Data block
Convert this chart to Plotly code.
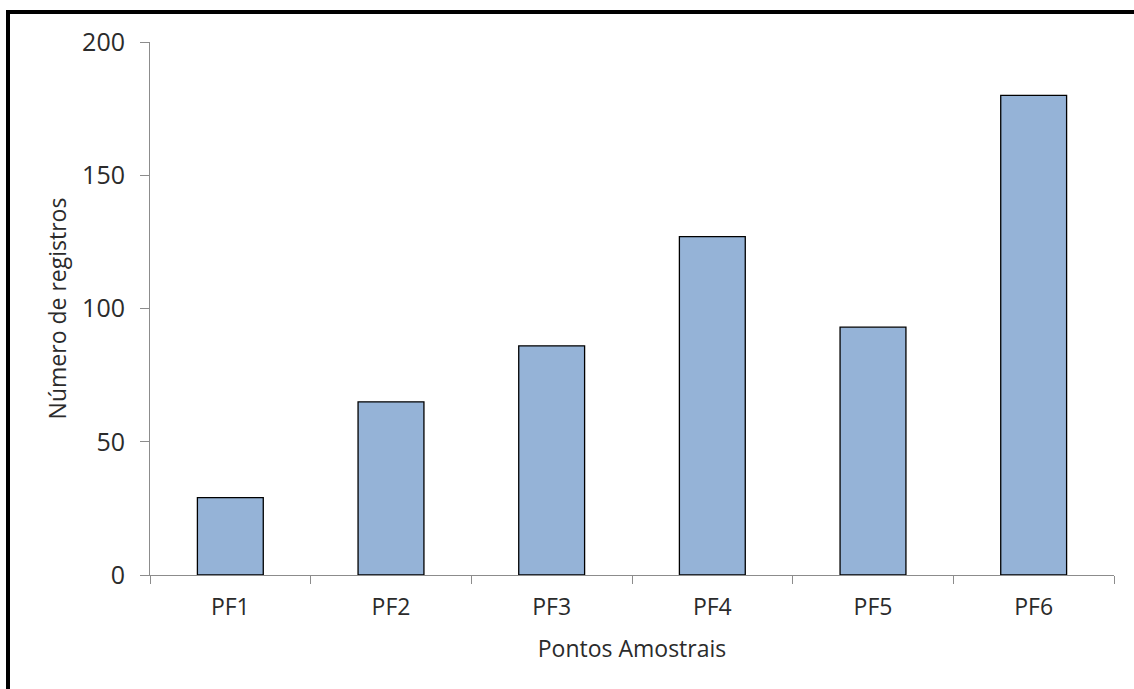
import plotly.graph_objects as go

categories = ["PF1", "PF2", "PF3", "PF4", "PF5", "PF6"]
registros = [29, 65, 86, 127, 93, 180]
y_ticks = [0, 50, 100, 150, 200]

W, H = 1134, 689
L, R, T, B = 150, 20, 42, 114
pw = W - L - R
ph = H - T - B

def px_x(x):
    return (x - L) / pw

def px_y(y):
    return (H - B - y) / ph

font_family = "Open Sans, Noto Sans, sans-serif"
txt = "#2b2b2b"
axis_col = "#8c8c8c"

fig = go.Figure(go.Bar(
    x=categories,
    y=registros,
    marker=dict(color="#95B3D7", line=dict(color="#000000", width=1.3)),
    width=0.41,
))

fig.update_layout(
    width=W, height=H,
    margin=dict(l=L, r=R, t=T, b=B, autoexpand=False),
    paper_bgcolor="white",
    plot_bgcolor="white",
    showlegend=False,
    font=dict(family=font_family, size=22, color=txt),
    xaxis=dict(
        type="category",
        showline=True, linecolor=axis_col, linewidth=1,
        ticks="outside", tickson="boundaries", ticklen=8, tickcolor=axis_col, tickwidth=1,
        showgrid=False,
        tickfont=dict(size=23, color=txt),
        ticklabelstandoff=11,
        title=dict(text="Pontos Amostrais", font=dict(size=23, color=txt), standoff=20),
        range=[-0.5, 5.5],
    ),
    yaxis=dict(
        range=[0, 200],
        tickvals=y_ticks,
        showline=True, linecolor=axis_col, linewidth=1,
        ticks="outside", ticklen=9, tickcolor=axis_col, tickwidth=1,
        showgrid=False, zeroline=False,
        tickfont=dict(size=25, color=txt),
        ticklabelstandoff=10,
        title=dict(text="Número de registros", font=dict(size=23, color=txt), standoff=9),
    ),
    shapes=[
        dict(type="line", xref="paper", yref="paper",
             x0=px_x(8), x1=px_x(8), y0=px_y(10), y1=px_y(H + 5),
             line=dict(color="black", width=4)),
        dict(type="line", xref="paper", yref="paper",
             x0=px_x(6), x1=px_x(W + 5), y0=px_y(12), y1=px_y(12),
             line=dict(color="black", width=4)),
    ],
)

fig.write_html("out.html")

Exercise requirements
Copy the listing over exactly, skipping the pictures it holds.

Response below
Convert this chart to Plotly code.
import plotly.graph_objects as go

categories = ["PF1", "PF2", "PF3", "PF4", "PF5", "PF6"]
registros = [29, 65, 86, 127, 93, 180]
y_ticks = [0, 50, 100, 150, 200]

W, H = 1134, 689
L, R, T, B = 150, 20, 42, 114
pw = W - L - R
ph = H - T - B

def px_x(x):
    return (x - L) / pw

def px_y(y):
    return (H - B - y) / ph

font_family = "Open Sans, Noto Sans, sans-serif"
txt = "#2b2b2b"
axis_col = "#8c8c8c"

fig = go.Figure(go.Bar(
    x=categories,
    y=registros,
    marker=dict(color="#95B3D7", line=dict(color="#000000", width=1.3)),
    width=0.41,
))

fig.update_layout(
    width=W, height=H,
    margin=dict(l=L, r=R, t=T, b=B, autoexpand=False),
    paper_bgcolor="white",
    plot_bgcolor="white",
    showlegend=False,
    font=dict(family=font_family, size=22, color=txt),
    xaxis=dict(
        type="category",
        showline=True, linecolor=axis_col, linewidth=1,
        ticks="outside", tickson="boundaries", ticklen=8, tickcolor=axis_col, tickwidth=1,
        showgrid=False,
        tickfont=dict(size=23, color=txt),
        ticklabelstandoff=11,
        title=dict(text="Pontos Amostrais", font=dict(size=23, color=txt), standoff=20),
        range=[-0.5, 5.5],
    ),
    yaxis=dict(
        range=[0, 200],
        tickvals=y_ticks,
        showline=True, linecolor=axis_col, linewidth=1,
        ticks="outside", ticklen=9, tickcolor=axis_col, tickwidth=1,
        showgrid=False, zeroline=False,
        tickfont=dict(size=25, color=txt),
        ticklabelstandoff=10,
        title=dict(text="Número de registros", font=dict(size=23, color=txt), standoff=9),
    ),
    shapes=[
        dict(type="line", xref="paper", yref="paper",
             x0=px_x(8), x1=px_x(8), y0=px_y(10), y1=px_y(H + 5),
             line=dict(color="black", width=4)),
        dict(type="line", xref="paper", yref="paper",
             x0=px_x(6), x1=px_x(W + 5), y0=px_y(12), y1=px_y(12),
             line=dict(color="black", width=4)),
    ],
)

fig.write_html("out.html")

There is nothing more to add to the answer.